Most importantly, however, we are reassured that it is okay that we were not ready for them to die. O’Brien writes, “At some point I had come to understand that Linda was sick, maybe even dying, but I loved her and just couldn’t accept it” (236). We cannot imagine someone who is close to us not ever being in our lives. We never truly picture them gone until it actually happens. It is an experience everyone goes through and O’Brien hopes to unite us together through the story of Linda.

The most powerful passage in the chapter about Linda is the metaphor for death as a book. Does it work in The Things They Carried? Perhaps, it does or maybe it does not. It is all perspective, but the most important thing is that it works in our own lives.

Well, right now,” she said, “I’m not dead. But when I am, it’s like…I don’t know, I guess it’s like being inside a book that nobody’s reading.”
“A book?” I said.
“An old one. It’s up on a library shelf, so you’re safe and everything, but the book hasn’t been checked out for a long, long time. All you can do is wait. Just hope somebody’ll pick it up and start reading.” (245)


It is a comforting thought for most, not so comforting for others. However, the main focus of the passage is that the dead have not left. They are still present. We are just not always aware of them. Maybe, they are not necessarily waiting for us to remember them. Perhaps, they have their own lives to live in another time and place. But bring them back. Relive their voice, their laughter, their actions. They do not mind if we do so.

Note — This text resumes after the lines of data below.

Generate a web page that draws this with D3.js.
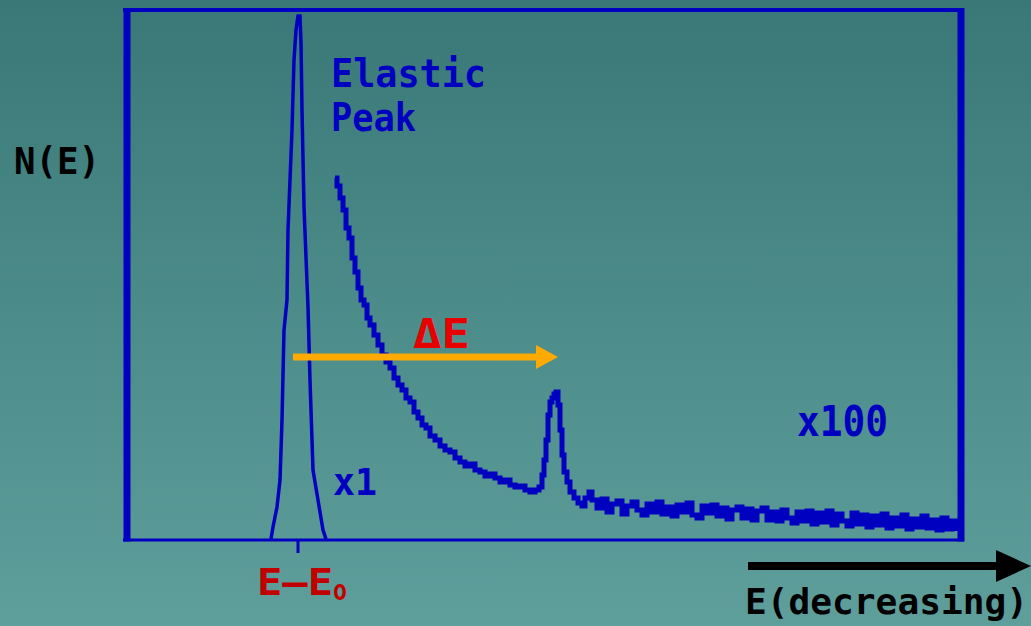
<!DOCTYPE html>
<html>
<head>
<meta charset="utf-8">
<script src="https://cdn.jsdelivr.net/npm/d3@7"></script>
<style>
  html, body { margin: 0; padding: 0; overflow: hidden; }
  svg { display: block; }
</style>
</head>
<body>
<script>
// elastic peak (x1), channel vs counts
let elasticX = [28.8, 29.2, 30.0, 30.6, 31.0, 31.4, 32.0, 32.2, 33.0, 33.4, 33.8, 34.2,
  34.6, 34.8, 35.0, 35.4, 36.2, 36.6, 37.2, 38.2, 39.2, 39.8]
let elasticN = [0, 2.4, 6.4, 11.8, 23.8, 41.8, 47.8, 61.8, 81.8, 95.8, 101.8, 104.6,
  104.6, 99.2, 85.8, 66.4, 46.4, 31.8, 13.8, 7.8, 1.8, 0]

// loss region (x100)
let lossX = [41.6, 42.0, 42.6, 43.2, 43.8, 44.4, 45.0, 45.6, 46.2, 46.8, 47.4, 48.0, 48.6, 49.4,
  50.2, 51.0, 51.8, 52.6, 53.4, 54.2, 55.0, 55.8, 56.6, 57.4, 58.2, 59.0, 59.8, 60.6, 61.6,
  62.6, 63.6, 64.6, 65.6, 66.6, 67.6, 68.6, 69.6, 70.6, 71.6, 72.6, 73.6, 74.6, 75.6, 76.6,
  77.6, 78.6, 79.6, 80.6, 81.6, 82.4,
  83.0, 83.4, 83.8, 84.2, 84.6, 85.0, 85.4, 85.8, 86.2, 86.6, 87.0, 87.4, 88.0, 88.6, 89.4,
  90.2, 91.0, 91.6, 92.4, 93.0,
  94, 95, 96, 97, 98, 99, 100, 101, 102, 103, 104, 105, 106, 107, 108, 109, 110, 111, 112,
  113, 114, 115, 116, 117, 118, 119, 120, 121, 122, 123, 124, 125, 126, 127, 128, 129, 130,
  131, 132, 133, 134, 135, 136, 137, 138, 139, 140, 141, 142, 143, 144, 145, 146, 147, 148,
  149, 150, 151, 152, 153, 154, 155, 156, 157, 158, 159, 160, 161, 162, 163, 164, 165, 166]
let lossN = [72.2, 70.6, 68.2, 65.8, 62.2, 60.2, 56.2, 53.4, 50.2, 47.8, 46.8, 44.2, 42.8, 40.8,
  38.8, 36.8, 35.4, 34.2, 32.2, 30.8, 29.8, 28.2, 27.4, 25.4, 24.2, 22.8, 22.2, 20.6, 19.8,
  18.6, 17.8, 17.4, 16.2, 15.4, 14.6, 15.0, 13.8, 13.4, 12.6, 13.0, 12.2, 11.4, 11.8, 10.8,
  10.4, 10.6, 9.8, 9.4, 9.8, 10.4,
  12.8, 15.8, 19.8, 24.8, 27.4, 28.2, 29.0, 29.4, 26.8, 21.8, 16.8, 13.4, 11.4, 9.4, 8.2,
  7.2, 6.6, 8.2, 9.4, 7.8,
  6.2, 8.0, 5.4, 7.0, 7.6, 5.0, 6.6, 7.4, 5.8, 4.8, 7.0, 5.4, 7.4, 5.0, 6.4, 4.6, 6.8, 5.4, 7.2,
  4.8, 4.2, 6.6, 5.2, 6.8, 4.6, 6.2, 4.0, 5.8, 6.4, 4.2, 6.0, 3.8, 5.6, 6.2, 3.8, 5.4, 3.6,
  5.8, 4.2, 3.2, 5.4, 3.6, 5.6, 3.0, 5.2, 3.4, 5.6, 2.8, 5.0, 3.6, 2.6, 5.2, 3.0, 4.8, 2.4,
  4.6, 2.8, 5.0, 2.2, 4.2, 2.6, 4.8, 2.0, 4.0, 2.4, 4.6, 2.2, 3.8, 1.8, 4.2, 2.0, 3.6, 1.6]

// elastic energy E0 position (channel)
let e0Channel = 34.2

let width = 1031
let height = 626
let blue = '#0000c0'
let font = '"DejaVu Sans Mono", "Liberation Mono", monospace'

let svg = d3.select('body').append('svg')
  .attr('width', width)
  .attr('height', height)

// background gradient
let grad = svg.append('defs').append('linearGradient')
  .attr('id', 'bg')
  .attr('x1', 0).attr('y1', 0).attr('x2', 0).attr('y2', 1)
grad.append('stop').attr('offset', '0%').attr('stop-color', '#397876')
grad.append('stop').attr('offset', '100%').attr('stop-color', '#5e9f9c')
svg.append('rect')
  .attr('width', width)
  .attr('height', height)
  .attr('fill', 'url(#bg)')

let xScale = d3.scaleLinear().domain([0, 167]).range([127, 962])
let yScale = d3.scaleLinear().domain([0, 106]).range([539, 9])

let plot = svg.append('g')

// elastic peak
let elasticLine = d3.line()
  .x(i => xScale(elasticX[i]))
  .y(i => yScale(elasticN[i]))
plot.append('path')
  .attr('d', elasticLine(d3.range(elasticX.length)))
  .attr('fill', 'none')
  .attr('stroke', blue)
  .attr('stroke-width', 3.5)

// loss spectrum
let lossLine = d3.line()
  .x(i => xScale(lossX[i]))
  .y(i => yScale(lossN[i]))
  .curve(d3.curveStepAfter)
plot.append('path')
  .attr('d', lossLine(d3.range(lossX.length)))
  .attr('fill', 'none')
  .attr('stroke', blue)
  .attr('stroke-width', 5)

// frame
let [x0, x1] = xScale.range()
let [y0, y1] = yScale.range()
svg.append('line').attr('x1', x0 - 4).attr('x2', x1 + 2).attr('y1', y1 + 1).attr('y2', y1 + 1)
  .attr('stroke', blue).attr('stroke-width', 4)
svg.append('line').attr('x1', x0 - 4).attr('x2', x1 + 2).attr('y1', y0 + 1).attr('y2', y0 + 1)
  .attr('stroke', blue).attr('stroke-width', 3)
svg.append('line').attr('x1', x0).attr('x2', x0).attr('y1', y1 - 1).attr('y2', y0 + 2.5)
  .attr('stroke', blue).attr('stroke-width', 7)
svg.append('line').attr('x1', x1 - 1).attr('x2', x1 - 1).attr('y1', y1 - 1).attr('y2', y0 + 2.5)
  .attr('stroke', blue).attr('stroke-width', 7)

// E0 tick
svg.append('line')
  .attr('x1', xScale(e0Channel)).attr('x2', xScale(e0Channel))
  .attr('y1', y0).attr('y2', y0 + 14)
  .attr('stroke', blue).attr('stroke-width', 3)

// Delta E arrow (orange)
let arrowY = 357
svg.append('line')
  .attr('x1', 293).attr('x2', 540)
  .attr('y1', arrowY).attr('y2', arrowY)
  .attr('stroke', '#ffaa00').attr('stroke-width', 7)
svg.append('path')
  .attr('d', `M536,${arrowY - 12}L558,${arrowY}L536,${arrowY + 12}Z`)
  .attr('fill', '#ffaa00')

// energy direction arrow (black)
let eArrowY = 566
svg.append('line')
  .attr('x1', 748).attr('x2', 1000)
  .attr('y1', eArrowY).attr('y2', eArrowY)
  .attr('stroke', '#000').attr('stroke-width', 8)
svg.append('path')
  .attr('d', `M996,${eArrowY - 16}L1031,${eArrowY}L996,${eArrowY + 16}Z`)
  .attr('fill', '#000')

// labels
function label(txt, x, y, size, len, color) {
  return svg.append('text')
    .attr('x', x).attr('y', y)
    .attr('font-family', font)
    .attr('font-weight', 'bold')
    .attr('font-size', size)
    .attr('textLength', len)
    .attr('lengthAdjust', 'spacingAndGlyphs')
    .attr('fill', color)
    .text(txt)
}

label('N(E)', 14, 174, 37, 86, '#000')
label('Elastic', 331, 87, 39, 155, blue)
label('Peak', 331, 131, 39, 85, blue)
label('x1', 333, 495, 38, 44, blue)
label('x100', 797, 436, 42, 91, blue)
label('\u0394E', 413, 348, 41, 57, '#e80000')
label('E\u2013E', 257, 595, 38, 76, '#c00000')
label('o', 333, 600, 28, 14, '#c00000')
label('E(decreasing)', 745, 614, 35, 283, '#000')
</script>
</body>
</html>
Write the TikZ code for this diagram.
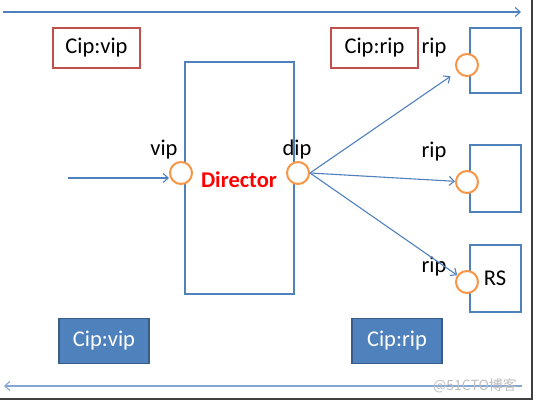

O'Brien, Tim. The Things They Carried. New York: Broadway Books, 1998.

3 comments:

FutureDevilDog said...

I completely agree with Cpt. Pants. For me, Linda is my cousin. For others, she is someone else. Linda is the person that we have all lost, and the person that we will all lose. She is the death of our closest friend and of our worst enemy. I like the fact that she was added into the novel because she helps bring all the lives of the dead into propspective. She connects the dead men in Vietnam to the thousands of death that occur in the United States everyday and around the world for that matter.

Curtis said...

Boy, death as a book is a powerful metaphor. However, it makes me a bit nervous. Even though I'm not dead (I'm in Iowa . . .which is a different kind of solitude), I find myself cognizant of when my life stories haven't "been checked out for a long, long time."

But being alive does have one marked advantage. I don't have to "Just hope somebody’ll pick [me] up and start reading." I can be active, write, put myself out there. Write a blog. Make a video.

If somebody dead did that, it wouldn't be because they wanted to get noticed. I argue, if somebody dead is writing a blog, they are just doing it for personal enjoyment rather than legacy preservation.

-- Curtis
(Ask Ms. H. if I can get a grade for this)

Ms. H said...

A+, Curtis. And you, too, Cpt. Pants.